Mandy immediately contacted the center and made an appointment for Madden. After a full evaluation, Dr. Campbell confirmed Madden’s diagnosis as Jeune syndrome, a rare bone condition that causes life-threatening skeletal abnormalities. Without treatment, children with Jeune syndrome slowly run out of room to breathe. Dr. Campbell also discovered Madden had cervical stenosis, a condition in which the spaces within the spine are narrow, putting pressure on the nerves in the spinal cord.
“He could have been paralyzed at any point from that,” says Mandy. “No one had even mentioned that to us back home, but Dr. Campbell knew immediately to check for that.”
The long and winding road of care for Jeune syndrome
Madden’s journey at CHOP was riddled with twists, turns and bumps, but Dr. Campbell and the center’s multidisciplinary team were there every step of the way with a solution that has improved Madden’s quality of life. At 5 months old, a neurosurgeon operated on him to create more space within his spinal canal and relieve the pressure on his spinal cord caused by the cervical stenosis. When Madden struggled to gain weight due to reflux, the CHOP team placed a gastrostomy-jejunostomy feeding tube (GJ tube) in his stomach and small intestine to give him the strength and nutrients he needed to get through VEPTR surgery.
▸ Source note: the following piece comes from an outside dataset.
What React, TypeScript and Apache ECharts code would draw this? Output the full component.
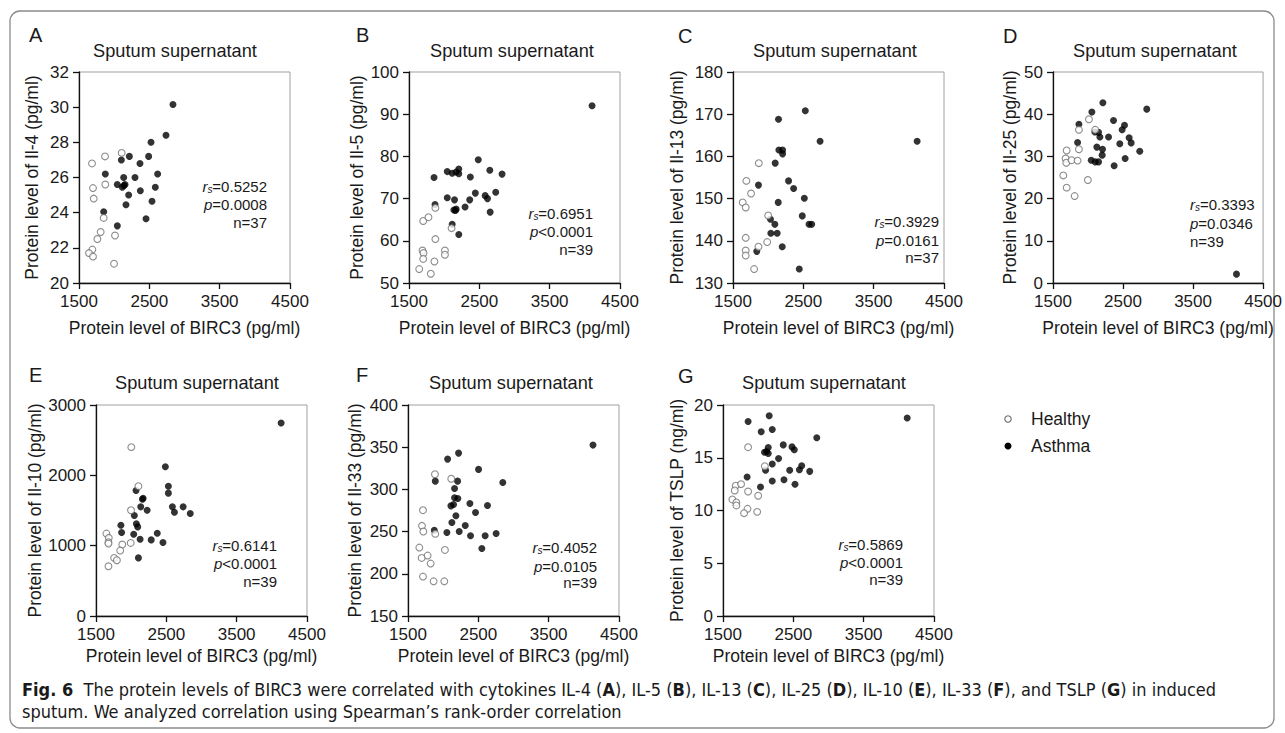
import React, { useEffect, useRef } from 'react';
import * as echarts from 'echarts';

const FONT = 'Arial, Liberation Sans, Helvetica, sans-serif';
const CAPTION_FONT = 'DejaVu Sans Condensed, DejaVu Sans, sans-serif';
const TEXT = '#1a1a1a';

const X_TICKS = [1500, 2500, 3500, 4500];
const X_NAME = 'Protein level of BIRC3 (pg/ml)';

const healthyA: number[][] = [[1685,26.8],[1870,27.2],[2107,27.4],[1874,25.6],[1699,25.4],[1709,24.8],[1851,23.7],[1808,22.9],[1761,22.5],[2012,22.7],[1690,21.9],[1642,21.7],[1699,21.5],[1998,21.1]];
const asthmaA: number[][] = [[2836,30.15],[2737,28.4],[2524,28.0],[2216,27.2],[2490,27.2],[2102,27.0],[2367,26.8],[1874,26.2],[2135,26.0],[2296,26.0],[2618,26.2],[2045,25.6],[2154,25.6],[2116,25.45],[2585,25.45],[2206,25.0],[2372,25.25],[2538,24.65],[2168,24.45],[1851,24.05],[2453,23.65],[2045,23.25],[2140,25.55]];

const healthyB: number[][] = [[1702,64.7],[1777,65.6],[1875,67.8],[2105,63.0],[1875,60.4],[1692,57.7],[1706,57.1],[1702,55.7],[1861,55.1],[2011,57.7],[2011,56.7],[1645,53.3],[1810,52.2]];
const asthmaB: number[][] = [[4103,92.0],[2485,79.2],[2208,77.0],[2208,75.9],[2044,76.4],[2114,76.0],[1856,75.0],[2372,75.1],[2649,76.7],[2823,75.8],[1870,68.6],[2044,70.2],[2147,69.7],[2297,68.0],[2363,69.7],[2443,71.3],[2583,70.7],[2616,70.0],[2733,71.5],[2654,66.8],[2138,67.3],[2171,67.5],[2114,63.9],[2208,61.5],[2170,76.3],[2160,67.2]];

const healthyC: number[][] = [[1867,158.4],[1690,154.2],[1757,151.2],[1638,149.1],[1681,147.9],[2000,146.0],[1681,140.7],[1681,137.7],[1681,136.5],[1862,138.6],[1986,139.7],[1800,133.3]];
const asthmaC: number[][] = [[2528,170.8],[2147,168.8],[2738,163.6],[4118,163.6],[2152,161.5],[2205,161.5],[2205,160.6],[2100,158.4],[1862,153.2],[2290,154.2],[2362,152.4],[2514,150.1],[2143,149.1],[2485,145.9],[2033,145.1],[2095,143.9],[2581,143.9],[2619,143.9],[2038,141.8],[2128,141.8],[2200,138.6],[1838,137.5],[2442,133.3]];

const healthyD: number[][] = [[2013,38.8],[2103,36.3],[1870,36.3],[1695,31.4],[1870,31.7],[1680,29.5],[1690,28.5],[1766,29.1],[1851,29.0],[1647,25.5],[1695,22.6],[1998,24.4],[1809,20.6]];
const asthmaD: number[][] = [[2212,42.7],[2055,40.5],[2839,41.2],[1870,37.6],[2364,38.5],[2521,37.4],[2487,36.3],[2098,35.8],[2150,35.7],[2169,34.6],[2293,34.6],[2587,34.4],[2616,33.2],[2454,33.0],[1851,33.3],[2126,32.2],[2207,31.7],[2739,31.2],[2202,30.3],[2046,29.1],[2103,28.7],[2150,28.7],[2530,29.5],[2373,27.8],[4120,2.1]];

const healthyE: number[][] = [[2002,2401],[2103,1846],[1998,1504],[1648,1172],[1682,1111],[1677,1050],[1677,1030],[1873,1016],[1993,1039],[1844,930],[1758,826],[1797,793],[1677,707]];
const asthmaE: number[][] = [[4132,2743],[2486,2121],[2529,1846],[2529,1747],[2069,1785],[2170,1675],[2136,1552],[2586,1552],[2615,1476],[2739,1552],[2840,1457],[2227,1504],[2045,1429],[1854,1291],[1864,1187],[2074,1310],[2093,1267],[2036,1163],[2371,1177],[2127,1092],[2285,1082],[2452,1044],[2103,826],[2160,1660]];

const healthyF: number[][] = [[1883,318],[2115,312.6],[1713,275.4],[1699,256.8],[1718,250.1],[1888,247.3],[1661,231.1],[1779,221.6],[1694,218.8],[1822,212.1],[2025,228.3],[1713,196.7],[1864,191.1],[2016,191.1]];
const asthmaF: number[][] = [[4130,352.5],[2219,343],[2063,335.9],[2503,323.7],[1888,309.8],[2205,309.8],[2848,308.2],[2162,301.1],[2162,290],[2209,289.2],[2380,283.3],[2110,280.5],[2148,282],[2630,281],[2460,272.6],[2181,268.7],[2124,260.8],[2314,257.2],[1874,251.7],[2053,248.9],[2228,250.1],[2389,245],[2597,245],[2753,247.7],[2550,229.9]];

const healthyG: number[][] = [[1857,16.0],[2095,14.2],[1681,12.35],[1757,12.5],[1667,11.9],[1857,11.8],[2000,11.4],[1633,11.05],[1690,10.76],[1690,10.48],[1848,10.16],[1800,9.75],[1986,9.87]];
const asthmaG: number[][] = [[4119,18.76],[1857,18.44],[2157,18.98],[2043,17.46],[2200,17.68],[2833,16.89],[2357,16.22],[2481,16.03],[2514,15.75],[2143,15.97],[2119,15.59],[2090,15.52],[2143,15.4],[2290,14.92],[2200,14.41],[2619,14.25],[2586,13.87],[2448,13.81],[2105,13.81],[2733,13.71],[1843,13.17],[2367,12.92],[2200,12.79],[2524,12.48],[2033,12.22]];

const panelLetters = ['A', 'B', 'C', 'D', 'E', 'F', 'G'];
const yNames = [
  'Protein level of Il-4 (pg/ml)',
  'Protein level of Il-5 (pg/ml)',
  'Protein level of Il-13 (pg/ml)',
  'Protein level of Il-25 (pg/ml)',
  'Protein level of Il-10 (pg/ml)',
  'Protein level of Il-33 (pg/ml)',
  'Protein level of TSLP (ng/ml)',
];
const yRanges = [[20, 32, 2], [50, 100, 10], [130, 180, 10], [0, 50, 10], [0, 3000, 1000], [150, 400, 50], [0, 20, 5]];
const rsValues = ['0.5252', '0.6951', '0.3929', '0.3393', '0.6141', '0.4052', '0.5869'];
const pValues = ['=0.0008', '<0.0001', '=0.0161', '=0.0346', '<0.0001', '=0.0105', '<0.0001'];
const nValues = ['37', '39', '37', '39', '39', '39', '39'];
const healthySets = [healthyA, healthyB, healthyC, healthyD, healthyE, healthyF, healthyG];
const asthmaSets = [asthmaA, asthmaB, asthmaC, asthmaD, asthmaE, asthmaF, asthmaG];

// layout (pixels)
const layout = [
  { left: 79, top: 72, yGap: 38, xGap: 36, letter: [29, 35], title: [175, 51], stats: { x: 267, y: [186, 204, 222], align: 'right' } },
  { left: 409, top: 72, yGap: 43, xGap: 36, letter: [356, 35], title: [512, 51], stats: { x: 593, y: [213, 231, 249], align: 'right' } },
  { left: 733, top: 72, yGap: 47, xGap: 36, letter: [678, 36], title: [835, 51], stats: { x: 939, y: [221, 240, 257], align: 'right' } },
  { left: 1053, top: 72, yGap: 34, xGap: 36, letter: [1003, 36], title: [1155, 51], stats: { x: 1190, y: [204, 223, 241], align: 'left' } },
  { left: 96, top: 405, yGap: 52, xGap: 31, letter: [29, 375], title: [197, 383], stats: { x: 277, y: [545, 563, 581], align: 'right' } },
  { left: 408, top: 405, yGap: 44, xGap: 31, letter: [356, 375], title: [511, 383], stats: { x: 597, y: [547, 566, 582], align: 'right' } },
  { left: 723, top: 405, yGap: 37, xGap: 31, letter: [678, 376], title: [824, 383], stats: { x: 903, y: [544, 562, 579], align: 'right' } },
];

const plain = (v: number) => String(v);

function buildOption() {
  const grid: any[] = [];
  const xAxis: any[] = [];
  const yAxis: any[] = [];
  const series: any[] = [];
  const graphic: any[] = [];

  graphic.push({
    type: 'rect', z: 0, silent: true,
    shape: { x: 10, y: 11, width: 1264, height: 717, r: 10 },
    style: { fill: 'none', stroke: '#8c8c8c', lineWidth: 1.3 },
  });

  layout.forEach((L, i) => {
    const [yMin, yMax, yInt] = yRanges[i];
    grid.push({
      left: L.left, top: L.top, width: 211, height: 211,
      show: true, borderColor: '#a0a0a0', borderWidth: 1, backgroundColor: 'transparent',
    });
    xAxis.push({
      gridIndex: i, type: 'value', min: 1500, max: 4500,
      name: X_NAME, nameLocation: 'middle', nameGap: L.xGap,
      nameTextStyle: { fontSize: 17.5, color: TEXT, fontFamily: FONT },
      axisLine: { show: true, onZero: false, lineStyle: { color: '#111', width: 1.3 } },
      axisTick: { show: true, length: 6, customValues: X_TICKS, lineStyle: { color: '#111', width: 1.3 } },
      axisLabel: { customValues: X_TICKS, formatter: plain, fontSize: 17, color: TEXT, margin: 10, fontFamily: FONT },
      splitLine: { show: false },
    });
    yAxis.push({
      gridIndex: i, type: 'value', min: yMin, max: yMax, interval: yInt,
      name: yNames[i], nameLocation: 'middle', nameGap: L.yGap, nameRotate: 90,
      nameTextStyle: { fontSize: 17.5, color: TEXT, fontFamily: FONT },
      axisLine: { show: true, onZero: false, lineStyle: { color: '#111', width: 1.3 } },
      axisTick: { show: true, length: 6, lineStyle: { color: '#111', width: 1.3 } },
      axisLabel: { formatter: plain, fontSize: 17, color: TEXT, margin: 10, fontFamily: FONT },
      splitLine: { show: false },
    });
    series.push({
      type: 'scatter', name: 'Asthma', xAxisIndex: i, yAxisIndex: i,
      data: asthmaSets[i], symbol: 'circle', symbolSize: 7,
      itemStyle: { color: '#000' }, silent: true,
    });
    series.push({
      type: 'scatter', name: 'Healthy', xAxisIndex: i, yAxisIndex: i,
      data: healthySets[i], symbol: 'circle', symbolSize: 6.8,
      itemStyle: { color: '#fff', borderColor: '#6f6f6f', borderWidth: 1.1 }, silent: true,
    });

    graphic.push({
      type: 'text', x: L.letter[0], y: L.letter[1], silent: true,
      style: { text: panelLetters[i], fontSize: 20, fontFamily: FONT, fill: TEXT, align: 'left', verticalAlign: 'middle' },
    });
    graphic.push({
      type: 'text', x: L.title[0], y: L.title[1], silent: true,
      style: { text: 'Sputum supernatant', fontSize: 18.2, fontFamily: FONT, fill: TEXT, align: 'center', verticalAlign: 'middle' },
    });
    const rich = {
      i: { fontStyle: 'italic', fontSize: 15, fontFamily: FONT, fill: TEXT, lineHeight: 16 },
      s: { fontStyle: 'italic', fontSize: 10, fontFamily: FONT, fill: TEXT, verticalAlign: 'bottom', lineHeight: 10, padding: [6, 0, 0, 0] },
      t: { fontSize: 15, fontFamily: FONT, fill: TEXT, lineHeight: 16 },
    };
    const lines = [
      '{i|r}{s|s}{t|=' + rsValues[i] + '}',
      '{i|p}{t|' + pValues[i] + '}',
      '{t|n=' + nValues[i] + '}',
    ];
    lines.forEach((t, k) => {
      graphic.push({
        type: 'text', x: L.stats.x, y: L.stats.y[k], silent: true,
        style: { text: t, rich, fontSize: 15, fontFamily: FONT, fill: TEXT, align: L.stats.align, verticalAlign: 'middle' },
      });
    });
  });

  // legend
  graphic.push({ type: 'circle', silent: true, shape: { cx: 1008, cy: 419, r: 3.2 }, style: { fill: '#fff', stroke: '#6f6f6f', lineWidth: 1.1 } });
  graphic.push({ type: 'text', silent: true, x: 1031, y: 419, style: { text: 'Healthy', fontSize: 17.5, fontFamily: FONT, fill: TEXT, verticalAlign: 'middle' } });
  graphic.push({ type: 'circle', silent: true, shape: { cx: 1008, cy: 446, r: 3.5 }, style: { fill: '#000' } });
  graphic.push({ type: 'text', silent: true, x: 1031, y: 446, style: { text: 'Asthma', fontSize: 17.5, fontFamily: FONT, fill: TEXT, verticalAlign: 'middle' } });

  // caption
  const capRich = {
    fb: { fontWeight: 'bold', fontSize: 18, fontFamily: CAPTION_FONT, fill: TEXT },
    b: { fontWeight: 'bold', fontSize: 18, fontFamily: CAPTION_FONT, fill: TEXT },
  };
  graphic.push({
    type: 'text', silent: true, x: 22, y: 689,
    style: {
      text: '{fb|Fig. 6}  The protein levels of BIRC3 were correlated with cytokines IL-4 ({b|A}), IL-5 ({b|B}), IL-13 ({b|C}), IL-25 ({b|D}), IL-10 ({b|E}), IL-33 ({b|F}), and TSLP ({b|G}) in induced',
      rich: capRich, fontSize: 18, fontFamily: CAPTION_FONT, fill: TEXT, verticalAlign: 'middle',
    },
  });
  graphic.push({
    type: 'text', silent: true, x: 22, y: 711,
    style: {
      text: 'sputum. We analyzed correlation using Spearman\u2019s rank-order correlation',
      fontSize: 18, fontFamily: CAPTION_FONT, fill: TEXT, verticalAlign: 'middle',
    },
  });

  return {
    animation: false,
    backgroundColor: '#fff',
    textStyle: { fontFamily: FONT },
    grid, xAxis, yAxis, series, graphic,
  };
}

export default function App() {
  const ref = useRef<HTMLDivElement>(null);
  useEffect(() => {
    document.body.style.margin = '0';
    if (!ref.current) return;
    const chart = echarts.init(ref.current, undefined, { renderer: 'svg' });
    chart.setOption(buildOption() as any);
    return () => chart.dispose();
  }, []);
  return <div ref={ref} style={{ width: 1285, height: 733 }} />;
}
When he struggled to recover from his first VEPTR expansion, the care team suggested a tracheostomy, given his need for more constant ventilator support.
There were moments it seemed like Madden wouldn’t make it. He coded and needed to be resuscitated nearly 10 times in his first year of life. But once the tracheostomy tube was placed, Madden blossomed. After spending almost his entire first year and a half of life in the hospital, he was finally discharged home.
Living his best life
All that time in a hospital bed set Madden back a bit developmentally, but after just a few months at home, he was thriving.
“He just kind of woke up,” says Mandy.
When the family returned to CHOP for Madden’s next VEPTR expansion, the care team couldn’t believe how well he was doing. His GJ tube has now been removed, he hasn’t needed any hospitalizations for anything other than his VEPTR expansions, and each one of those has gotten easier because he’s getting stronger and stronger. He recently graduated from preschool and was able to walk across the stage to get his certificate without a ventilator.
He still needs his ventilator for a lot of things, but he doesn’t let that stop him from doing what he loves. He plays in a special needs football and soccer program, running around the field as his parents carry his ventilator.
“We always figure out how to make it work for him,” says Mandy. When she asked Dr. Campbell if she should limit Madden’s activities because of the VEPTR implants, he said, “I can always fix broken hardware. I can never fix a broken spirit.”
“Without Dr. Campbell and the whole team, Madden wouldn’t be here,” says Mandy. “We first looked at Madden’s life in terms of minutes, then days, then weeks, then months. Now we don’t look at it that way. We credit all of that to the team at CHOP. It’s just amazing how they transformed our lives.”